• _REQUIRED TASK_
Begin with the line containing "Write the Bokeh code for this chart." and end with the line containing "from bokeh.resources import INLINE". Give those lines again exactly, leaving out the images.
begin PROVIDED DATA
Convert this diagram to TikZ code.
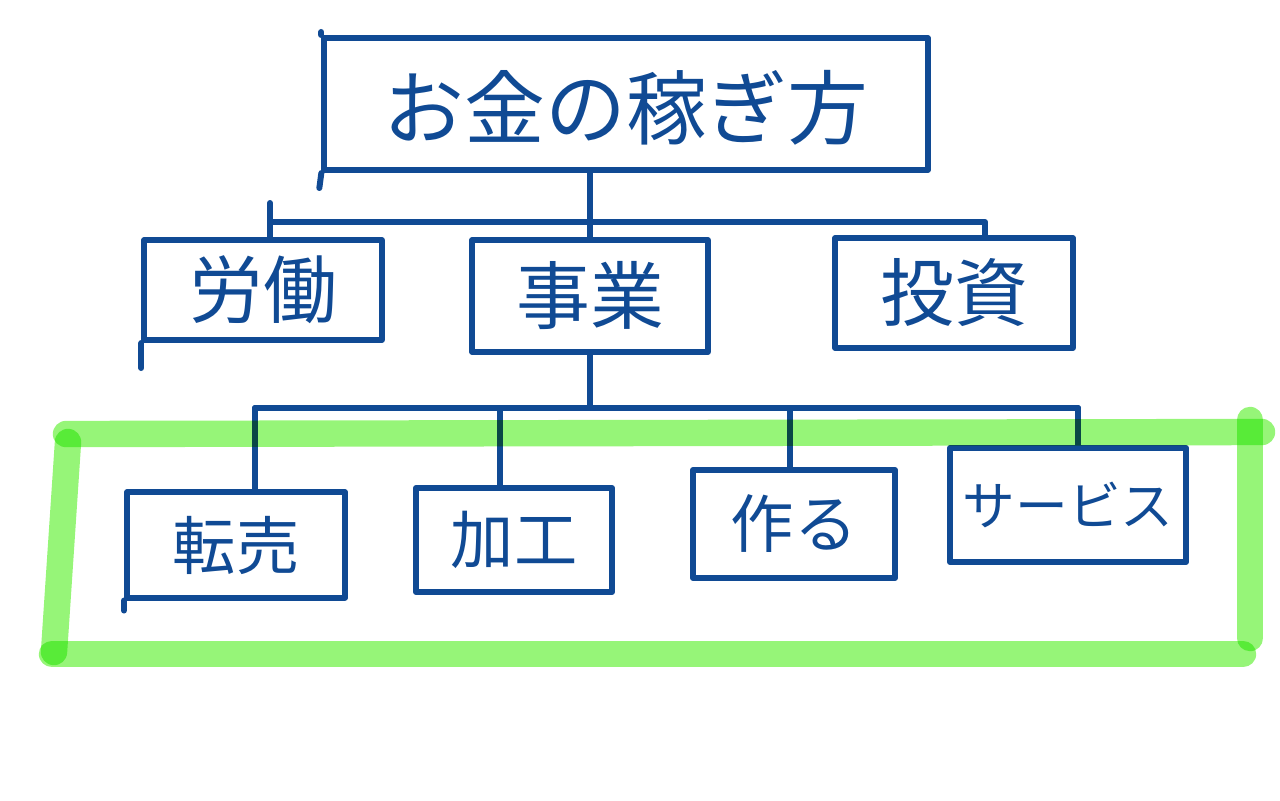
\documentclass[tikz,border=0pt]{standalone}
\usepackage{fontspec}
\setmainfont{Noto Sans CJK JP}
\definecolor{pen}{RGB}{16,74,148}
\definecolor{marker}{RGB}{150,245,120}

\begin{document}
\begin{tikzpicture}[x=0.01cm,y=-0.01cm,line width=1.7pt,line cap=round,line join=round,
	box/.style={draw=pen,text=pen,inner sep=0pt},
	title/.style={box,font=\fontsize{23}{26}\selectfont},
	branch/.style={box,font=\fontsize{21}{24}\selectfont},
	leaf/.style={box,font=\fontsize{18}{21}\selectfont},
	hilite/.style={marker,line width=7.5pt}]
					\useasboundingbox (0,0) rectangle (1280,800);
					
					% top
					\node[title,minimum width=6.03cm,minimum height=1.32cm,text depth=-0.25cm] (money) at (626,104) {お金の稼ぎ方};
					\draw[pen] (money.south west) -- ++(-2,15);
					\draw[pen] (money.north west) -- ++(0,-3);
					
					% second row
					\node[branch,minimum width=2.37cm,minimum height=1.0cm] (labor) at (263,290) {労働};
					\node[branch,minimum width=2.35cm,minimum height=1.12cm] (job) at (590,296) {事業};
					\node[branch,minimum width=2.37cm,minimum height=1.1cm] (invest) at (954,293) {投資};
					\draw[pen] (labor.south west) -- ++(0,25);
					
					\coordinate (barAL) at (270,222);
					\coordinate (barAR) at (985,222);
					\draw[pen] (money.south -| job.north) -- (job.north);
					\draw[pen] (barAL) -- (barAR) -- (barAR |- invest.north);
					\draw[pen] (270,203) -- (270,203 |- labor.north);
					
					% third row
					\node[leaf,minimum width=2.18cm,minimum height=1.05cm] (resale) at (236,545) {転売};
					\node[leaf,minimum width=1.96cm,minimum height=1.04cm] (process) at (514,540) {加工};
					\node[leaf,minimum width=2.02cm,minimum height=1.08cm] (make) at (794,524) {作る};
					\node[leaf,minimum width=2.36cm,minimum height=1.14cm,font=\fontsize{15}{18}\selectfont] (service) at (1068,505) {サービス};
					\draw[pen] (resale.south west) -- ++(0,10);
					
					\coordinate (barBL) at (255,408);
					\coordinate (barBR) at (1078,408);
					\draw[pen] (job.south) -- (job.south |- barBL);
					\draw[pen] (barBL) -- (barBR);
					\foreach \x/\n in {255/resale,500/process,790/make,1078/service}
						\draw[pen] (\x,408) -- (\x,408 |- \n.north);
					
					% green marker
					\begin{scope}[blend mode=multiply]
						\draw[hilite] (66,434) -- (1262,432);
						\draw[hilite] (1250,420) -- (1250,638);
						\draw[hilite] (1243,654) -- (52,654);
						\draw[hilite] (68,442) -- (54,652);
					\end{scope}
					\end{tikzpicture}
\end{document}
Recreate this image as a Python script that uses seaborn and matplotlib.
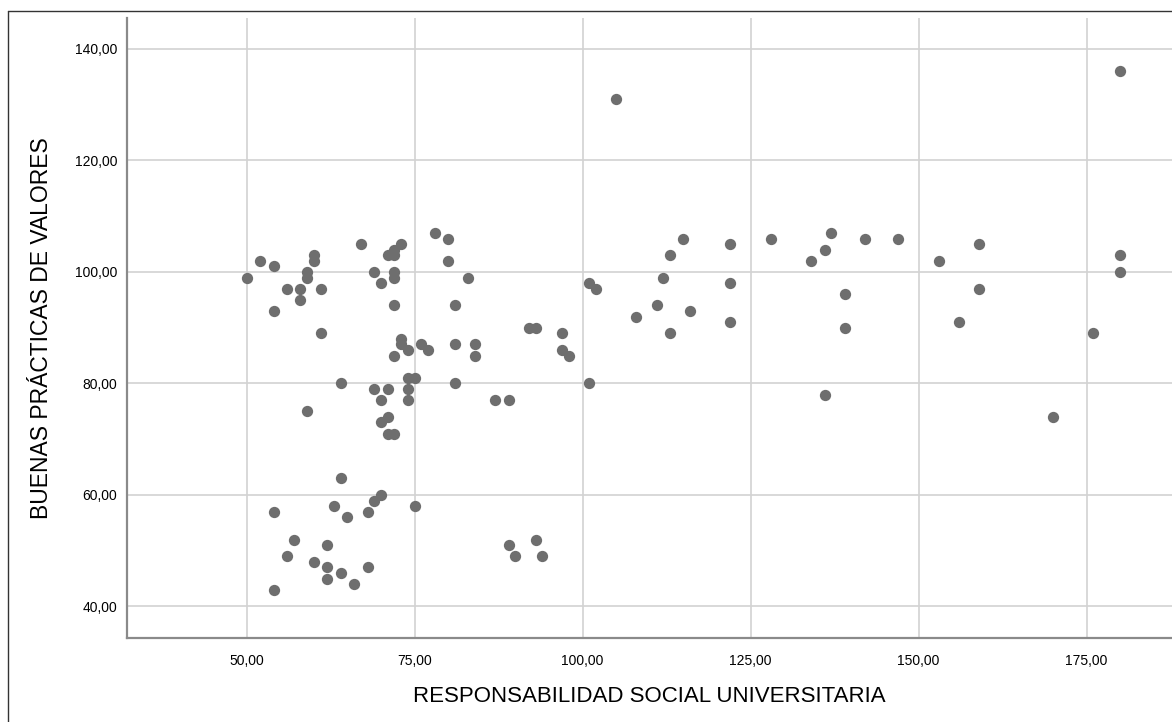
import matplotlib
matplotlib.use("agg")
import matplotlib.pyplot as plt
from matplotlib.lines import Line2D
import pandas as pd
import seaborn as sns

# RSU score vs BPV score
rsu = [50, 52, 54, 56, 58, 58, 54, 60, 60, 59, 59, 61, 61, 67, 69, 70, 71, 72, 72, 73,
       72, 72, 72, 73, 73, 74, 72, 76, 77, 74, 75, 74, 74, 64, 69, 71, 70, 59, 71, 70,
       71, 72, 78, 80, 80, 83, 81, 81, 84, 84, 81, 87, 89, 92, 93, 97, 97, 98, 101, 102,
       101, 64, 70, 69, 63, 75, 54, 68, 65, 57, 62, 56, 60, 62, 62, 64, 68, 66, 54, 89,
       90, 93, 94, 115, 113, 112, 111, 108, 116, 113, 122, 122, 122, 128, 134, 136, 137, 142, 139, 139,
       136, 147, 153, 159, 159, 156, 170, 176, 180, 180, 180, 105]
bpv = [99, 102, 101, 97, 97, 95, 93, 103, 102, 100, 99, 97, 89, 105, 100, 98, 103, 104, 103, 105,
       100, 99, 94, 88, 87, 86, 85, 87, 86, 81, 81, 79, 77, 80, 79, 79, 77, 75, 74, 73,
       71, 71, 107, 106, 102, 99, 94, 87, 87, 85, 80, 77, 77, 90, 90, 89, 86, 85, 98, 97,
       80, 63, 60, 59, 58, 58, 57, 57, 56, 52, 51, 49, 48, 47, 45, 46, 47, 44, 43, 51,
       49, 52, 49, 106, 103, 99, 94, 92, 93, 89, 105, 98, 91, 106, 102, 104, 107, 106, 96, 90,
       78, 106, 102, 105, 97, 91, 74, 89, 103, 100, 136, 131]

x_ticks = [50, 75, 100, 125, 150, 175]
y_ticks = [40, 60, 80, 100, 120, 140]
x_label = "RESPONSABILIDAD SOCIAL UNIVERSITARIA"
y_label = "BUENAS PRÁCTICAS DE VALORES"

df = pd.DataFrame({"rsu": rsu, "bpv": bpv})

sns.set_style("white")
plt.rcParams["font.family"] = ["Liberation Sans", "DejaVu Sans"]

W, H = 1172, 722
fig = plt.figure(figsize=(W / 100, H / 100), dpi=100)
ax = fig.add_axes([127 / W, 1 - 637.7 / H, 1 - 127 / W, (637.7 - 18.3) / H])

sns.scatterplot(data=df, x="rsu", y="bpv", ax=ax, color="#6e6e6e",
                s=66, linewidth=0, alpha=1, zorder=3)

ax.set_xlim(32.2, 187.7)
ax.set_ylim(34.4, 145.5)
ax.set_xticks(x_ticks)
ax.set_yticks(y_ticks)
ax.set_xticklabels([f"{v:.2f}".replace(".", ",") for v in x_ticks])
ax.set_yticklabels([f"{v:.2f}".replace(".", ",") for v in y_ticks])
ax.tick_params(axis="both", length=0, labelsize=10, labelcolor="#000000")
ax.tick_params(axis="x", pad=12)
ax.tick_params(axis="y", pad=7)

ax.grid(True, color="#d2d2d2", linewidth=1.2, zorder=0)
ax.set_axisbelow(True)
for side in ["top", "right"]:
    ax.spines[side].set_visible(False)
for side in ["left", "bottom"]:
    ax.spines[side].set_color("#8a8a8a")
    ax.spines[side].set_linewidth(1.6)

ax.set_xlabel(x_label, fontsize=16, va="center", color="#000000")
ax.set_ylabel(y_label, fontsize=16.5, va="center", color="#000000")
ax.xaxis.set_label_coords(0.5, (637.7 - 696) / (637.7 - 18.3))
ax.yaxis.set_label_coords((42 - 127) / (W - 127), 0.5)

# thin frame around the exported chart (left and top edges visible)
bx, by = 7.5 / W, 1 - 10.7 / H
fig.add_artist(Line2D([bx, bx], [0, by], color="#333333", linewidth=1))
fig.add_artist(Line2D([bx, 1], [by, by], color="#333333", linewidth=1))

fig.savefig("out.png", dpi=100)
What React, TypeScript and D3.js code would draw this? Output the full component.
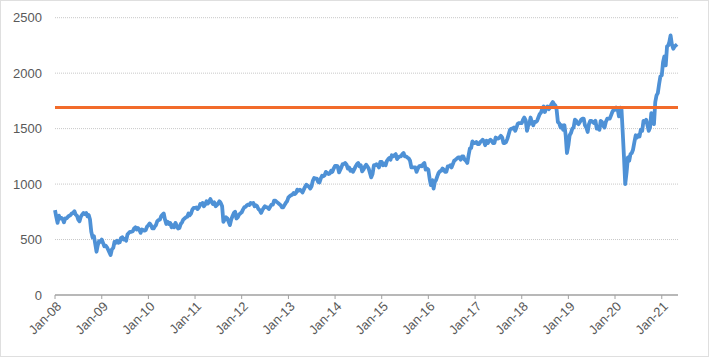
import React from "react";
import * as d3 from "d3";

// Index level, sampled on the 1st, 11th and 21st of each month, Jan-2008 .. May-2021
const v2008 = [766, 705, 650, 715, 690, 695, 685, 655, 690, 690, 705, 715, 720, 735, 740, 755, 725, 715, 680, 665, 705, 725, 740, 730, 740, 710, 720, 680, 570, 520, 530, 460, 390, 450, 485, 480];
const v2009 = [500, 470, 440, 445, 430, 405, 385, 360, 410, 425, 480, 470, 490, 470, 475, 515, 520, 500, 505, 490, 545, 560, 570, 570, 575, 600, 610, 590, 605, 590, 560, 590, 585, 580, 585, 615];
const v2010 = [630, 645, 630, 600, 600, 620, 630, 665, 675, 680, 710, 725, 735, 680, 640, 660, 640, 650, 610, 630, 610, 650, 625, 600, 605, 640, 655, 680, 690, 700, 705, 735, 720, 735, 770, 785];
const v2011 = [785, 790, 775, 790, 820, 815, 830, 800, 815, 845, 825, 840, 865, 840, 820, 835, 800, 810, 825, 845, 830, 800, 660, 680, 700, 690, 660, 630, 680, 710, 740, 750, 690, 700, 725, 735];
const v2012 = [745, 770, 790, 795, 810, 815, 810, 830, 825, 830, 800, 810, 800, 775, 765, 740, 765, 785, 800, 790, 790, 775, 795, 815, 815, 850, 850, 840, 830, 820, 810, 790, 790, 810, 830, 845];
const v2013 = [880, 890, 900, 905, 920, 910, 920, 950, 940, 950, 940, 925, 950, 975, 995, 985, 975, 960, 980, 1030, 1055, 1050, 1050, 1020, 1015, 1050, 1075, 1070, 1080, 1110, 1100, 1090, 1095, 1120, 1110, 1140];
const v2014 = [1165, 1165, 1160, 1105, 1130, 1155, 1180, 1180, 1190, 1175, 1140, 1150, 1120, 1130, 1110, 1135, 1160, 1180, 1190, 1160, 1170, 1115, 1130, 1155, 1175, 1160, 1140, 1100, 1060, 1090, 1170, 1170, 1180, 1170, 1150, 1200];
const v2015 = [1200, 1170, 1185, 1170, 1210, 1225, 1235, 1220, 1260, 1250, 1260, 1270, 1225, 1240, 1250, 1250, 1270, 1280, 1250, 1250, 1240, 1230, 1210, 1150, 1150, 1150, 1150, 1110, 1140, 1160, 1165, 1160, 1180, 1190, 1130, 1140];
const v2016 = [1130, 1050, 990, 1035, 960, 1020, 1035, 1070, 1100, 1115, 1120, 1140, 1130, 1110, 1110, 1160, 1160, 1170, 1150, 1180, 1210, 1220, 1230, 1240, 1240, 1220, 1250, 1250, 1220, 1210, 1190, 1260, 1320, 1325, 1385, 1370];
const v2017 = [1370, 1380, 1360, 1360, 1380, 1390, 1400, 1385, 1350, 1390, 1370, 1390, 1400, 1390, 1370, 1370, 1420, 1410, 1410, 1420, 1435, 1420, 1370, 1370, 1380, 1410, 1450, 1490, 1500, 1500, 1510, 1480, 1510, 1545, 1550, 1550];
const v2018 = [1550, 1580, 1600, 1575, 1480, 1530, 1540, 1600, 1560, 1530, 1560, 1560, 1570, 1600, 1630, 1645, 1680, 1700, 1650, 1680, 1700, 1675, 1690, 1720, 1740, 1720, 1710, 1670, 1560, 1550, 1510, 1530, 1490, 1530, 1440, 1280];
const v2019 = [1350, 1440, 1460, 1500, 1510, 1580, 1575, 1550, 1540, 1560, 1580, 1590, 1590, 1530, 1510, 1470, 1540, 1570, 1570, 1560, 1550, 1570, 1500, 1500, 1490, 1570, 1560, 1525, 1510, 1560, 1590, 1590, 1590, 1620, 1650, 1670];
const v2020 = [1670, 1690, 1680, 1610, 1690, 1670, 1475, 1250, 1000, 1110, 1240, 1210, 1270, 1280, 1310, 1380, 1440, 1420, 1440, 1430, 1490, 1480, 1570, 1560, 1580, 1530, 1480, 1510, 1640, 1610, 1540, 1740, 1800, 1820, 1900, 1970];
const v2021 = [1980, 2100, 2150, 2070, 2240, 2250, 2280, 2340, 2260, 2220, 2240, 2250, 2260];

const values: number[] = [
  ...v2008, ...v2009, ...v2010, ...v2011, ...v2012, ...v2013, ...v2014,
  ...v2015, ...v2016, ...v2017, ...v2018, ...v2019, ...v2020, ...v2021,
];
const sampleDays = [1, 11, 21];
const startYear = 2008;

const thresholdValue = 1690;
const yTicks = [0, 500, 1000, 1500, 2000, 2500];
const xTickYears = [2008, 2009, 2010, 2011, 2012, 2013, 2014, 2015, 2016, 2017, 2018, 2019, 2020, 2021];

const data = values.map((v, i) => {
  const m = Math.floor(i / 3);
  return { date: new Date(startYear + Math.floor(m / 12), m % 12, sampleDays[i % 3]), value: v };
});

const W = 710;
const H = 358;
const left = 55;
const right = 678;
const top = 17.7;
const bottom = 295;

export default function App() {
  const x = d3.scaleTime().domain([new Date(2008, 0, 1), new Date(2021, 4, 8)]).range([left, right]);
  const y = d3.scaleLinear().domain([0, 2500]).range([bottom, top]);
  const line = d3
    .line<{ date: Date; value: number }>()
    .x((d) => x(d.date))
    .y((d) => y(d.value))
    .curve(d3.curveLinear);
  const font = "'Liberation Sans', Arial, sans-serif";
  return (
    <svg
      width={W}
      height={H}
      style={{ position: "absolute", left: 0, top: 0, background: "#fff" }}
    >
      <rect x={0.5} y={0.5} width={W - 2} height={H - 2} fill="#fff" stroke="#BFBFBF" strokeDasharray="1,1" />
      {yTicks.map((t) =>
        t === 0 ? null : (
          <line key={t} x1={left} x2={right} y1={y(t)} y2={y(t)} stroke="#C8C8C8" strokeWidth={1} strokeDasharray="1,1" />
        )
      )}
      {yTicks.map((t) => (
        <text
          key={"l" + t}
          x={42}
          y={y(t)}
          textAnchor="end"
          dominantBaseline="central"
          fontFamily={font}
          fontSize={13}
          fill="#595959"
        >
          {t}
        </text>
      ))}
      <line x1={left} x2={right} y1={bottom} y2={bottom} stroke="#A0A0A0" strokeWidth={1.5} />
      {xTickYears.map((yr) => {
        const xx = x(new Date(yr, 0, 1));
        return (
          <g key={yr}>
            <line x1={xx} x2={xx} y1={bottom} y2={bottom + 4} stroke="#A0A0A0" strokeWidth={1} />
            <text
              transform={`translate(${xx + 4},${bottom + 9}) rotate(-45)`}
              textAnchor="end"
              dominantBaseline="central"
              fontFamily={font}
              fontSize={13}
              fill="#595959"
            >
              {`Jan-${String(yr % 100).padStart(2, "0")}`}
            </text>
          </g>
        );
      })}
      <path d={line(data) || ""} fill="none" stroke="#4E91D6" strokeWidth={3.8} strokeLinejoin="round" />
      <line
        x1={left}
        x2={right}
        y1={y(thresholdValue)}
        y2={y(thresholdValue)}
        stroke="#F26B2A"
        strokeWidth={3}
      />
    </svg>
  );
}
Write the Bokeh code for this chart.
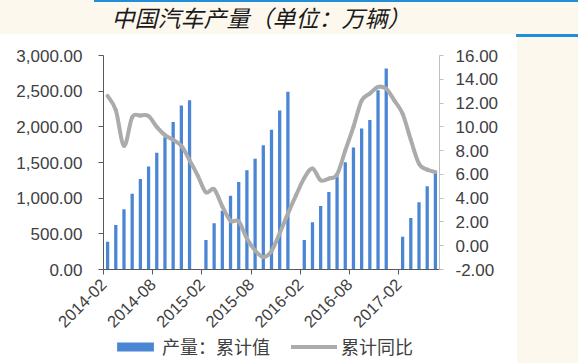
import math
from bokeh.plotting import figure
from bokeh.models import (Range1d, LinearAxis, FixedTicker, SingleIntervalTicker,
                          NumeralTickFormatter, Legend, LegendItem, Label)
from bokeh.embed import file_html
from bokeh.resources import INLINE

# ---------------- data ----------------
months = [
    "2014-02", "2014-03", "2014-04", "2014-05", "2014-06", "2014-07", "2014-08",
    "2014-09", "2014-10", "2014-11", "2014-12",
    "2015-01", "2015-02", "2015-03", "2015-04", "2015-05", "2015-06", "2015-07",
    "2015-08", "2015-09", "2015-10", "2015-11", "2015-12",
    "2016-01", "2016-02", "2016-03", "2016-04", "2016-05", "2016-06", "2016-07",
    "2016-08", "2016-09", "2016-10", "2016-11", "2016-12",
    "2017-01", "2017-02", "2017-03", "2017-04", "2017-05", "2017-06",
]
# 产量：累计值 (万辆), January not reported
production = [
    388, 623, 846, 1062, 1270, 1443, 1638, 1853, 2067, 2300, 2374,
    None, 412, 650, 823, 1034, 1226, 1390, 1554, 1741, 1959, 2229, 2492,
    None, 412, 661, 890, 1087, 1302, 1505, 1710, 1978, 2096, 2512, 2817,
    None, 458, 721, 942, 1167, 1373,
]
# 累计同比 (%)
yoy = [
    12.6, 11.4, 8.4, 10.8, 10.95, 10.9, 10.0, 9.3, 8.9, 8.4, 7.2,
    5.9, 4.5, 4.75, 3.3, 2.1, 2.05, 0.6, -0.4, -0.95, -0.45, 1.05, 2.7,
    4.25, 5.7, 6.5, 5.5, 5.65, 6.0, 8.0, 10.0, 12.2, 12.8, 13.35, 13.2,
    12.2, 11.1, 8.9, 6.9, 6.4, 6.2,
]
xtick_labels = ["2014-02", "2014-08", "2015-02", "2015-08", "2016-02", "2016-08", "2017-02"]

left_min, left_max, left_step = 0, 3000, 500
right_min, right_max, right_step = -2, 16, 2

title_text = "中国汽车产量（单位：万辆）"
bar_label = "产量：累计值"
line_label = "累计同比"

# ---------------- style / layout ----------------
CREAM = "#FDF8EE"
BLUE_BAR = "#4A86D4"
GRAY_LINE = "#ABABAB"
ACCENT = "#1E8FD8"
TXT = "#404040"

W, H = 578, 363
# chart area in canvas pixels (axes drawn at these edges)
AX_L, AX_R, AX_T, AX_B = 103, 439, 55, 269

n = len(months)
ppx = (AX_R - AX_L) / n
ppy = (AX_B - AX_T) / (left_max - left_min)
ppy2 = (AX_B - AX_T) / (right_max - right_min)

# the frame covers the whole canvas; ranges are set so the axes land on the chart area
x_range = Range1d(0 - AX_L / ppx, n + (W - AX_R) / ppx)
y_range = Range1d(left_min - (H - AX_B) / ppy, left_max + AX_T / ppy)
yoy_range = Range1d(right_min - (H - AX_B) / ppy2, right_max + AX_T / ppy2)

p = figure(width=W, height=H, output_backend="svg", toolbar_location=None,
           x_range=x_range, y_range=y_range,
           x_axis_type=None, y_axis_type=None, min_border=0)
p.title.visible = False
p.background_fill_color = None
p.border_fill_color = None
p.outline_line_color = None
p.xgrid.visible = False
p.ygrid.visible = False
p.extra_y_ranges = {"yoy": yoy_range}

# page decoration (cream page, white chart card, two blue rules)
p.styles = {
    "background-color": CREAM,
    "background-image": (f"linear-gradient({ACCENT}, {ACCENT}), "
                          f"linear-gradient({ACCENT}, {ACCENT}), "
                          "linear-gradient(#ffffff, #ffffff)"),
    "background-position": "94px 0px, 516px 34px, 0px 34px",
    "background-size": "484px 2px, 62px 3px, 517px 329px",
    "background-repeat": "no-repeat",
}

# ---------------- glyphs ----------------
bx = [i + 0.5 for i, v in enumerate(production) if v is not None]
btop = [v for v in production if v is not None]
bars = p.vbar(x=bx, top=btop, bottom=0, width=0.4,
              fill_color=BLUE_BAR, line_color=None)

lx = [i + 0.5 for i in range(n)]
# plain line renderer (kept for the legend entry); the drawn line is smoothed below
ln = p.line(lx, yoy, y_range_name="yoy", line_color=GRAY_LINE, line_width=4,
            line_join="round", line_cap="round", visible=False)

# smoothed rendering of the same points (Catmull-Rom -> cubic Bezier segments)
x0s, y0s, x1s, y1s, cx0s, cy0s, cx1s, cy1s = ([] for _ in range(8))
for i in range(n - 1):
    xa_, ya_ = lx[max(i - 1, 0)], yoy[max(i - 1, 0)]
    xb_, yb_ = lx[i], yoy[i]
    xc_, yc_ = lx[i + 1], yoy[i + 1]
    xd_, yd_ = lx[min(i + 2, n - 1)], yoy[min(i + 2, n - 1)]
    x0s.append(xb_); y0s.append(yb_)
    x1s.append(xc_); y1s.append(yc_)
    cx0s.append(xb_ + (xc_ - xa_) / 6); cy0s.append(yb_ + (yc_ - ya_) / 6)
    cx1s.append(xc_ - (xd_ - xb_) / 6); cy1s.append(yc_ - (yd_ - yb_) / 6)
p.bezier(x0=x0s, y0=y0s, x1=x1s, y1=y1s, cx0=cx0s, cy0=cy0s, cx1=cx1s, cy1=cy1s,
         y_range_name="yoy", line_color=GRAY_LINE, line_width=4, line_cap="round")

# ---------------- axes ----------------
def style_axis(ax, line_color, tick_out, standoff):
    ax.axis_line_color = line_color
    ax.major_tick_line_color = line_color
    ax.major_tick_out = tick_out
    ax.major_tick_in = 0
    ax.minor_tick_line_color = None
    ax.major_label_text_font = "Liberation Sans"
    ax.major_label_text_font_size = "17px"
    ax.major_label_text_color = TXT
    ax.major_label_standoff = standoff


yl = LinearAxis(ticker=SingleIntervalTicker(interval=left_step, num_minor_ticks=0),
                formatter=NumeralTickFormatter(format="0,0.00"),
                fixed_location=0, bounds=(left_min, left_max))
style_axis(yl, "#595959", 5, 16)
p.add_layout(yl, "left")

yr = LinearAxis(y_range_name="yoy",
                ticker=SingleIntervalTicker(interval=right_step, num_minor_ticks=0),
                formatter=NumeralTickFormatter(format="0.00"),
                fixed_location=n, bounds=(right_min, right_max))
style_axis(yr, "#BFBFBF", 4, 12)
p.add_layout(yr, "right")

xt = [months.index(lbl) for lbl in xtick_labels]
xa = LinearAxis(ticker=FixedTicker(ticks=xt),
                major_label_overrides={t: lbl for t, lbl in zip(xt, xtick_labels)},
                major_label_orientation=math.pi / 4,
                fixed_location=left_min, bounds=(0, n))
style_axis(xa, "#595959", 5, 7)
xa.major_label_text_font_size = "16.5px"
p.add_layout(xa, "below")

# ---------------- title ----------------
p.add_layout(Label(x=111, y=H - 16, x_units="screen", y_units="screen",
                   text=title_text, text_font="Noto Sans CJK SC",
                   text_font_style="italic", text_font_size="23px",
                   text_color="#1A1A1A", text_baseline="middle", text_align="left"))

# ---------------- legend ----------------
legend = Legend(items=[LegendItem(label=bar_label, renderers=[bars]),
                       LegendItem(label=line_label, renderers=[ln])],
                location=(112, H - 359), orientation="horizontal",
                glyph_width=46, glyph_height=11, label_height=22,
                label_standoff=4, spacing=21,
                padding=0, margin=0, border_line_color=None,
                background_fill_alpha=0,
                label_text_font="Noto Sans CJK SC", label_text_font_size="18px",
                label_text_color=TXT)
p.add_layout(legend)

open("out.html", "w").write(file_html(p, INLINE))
end PROVIDED DATA
• _CORRECT RESPONSE_
Write the Bokeh code for this chart.
import math
from bokeh.plotting import figure
from bokeh.models import (Range1d, LinearAxis, FixedTicker, SingleIntervalTicker,
                          NumeralTickFormatter, Legend, LegendItem, Label)
from bokeh.embed import file_html
from bokeh.resources import INLINE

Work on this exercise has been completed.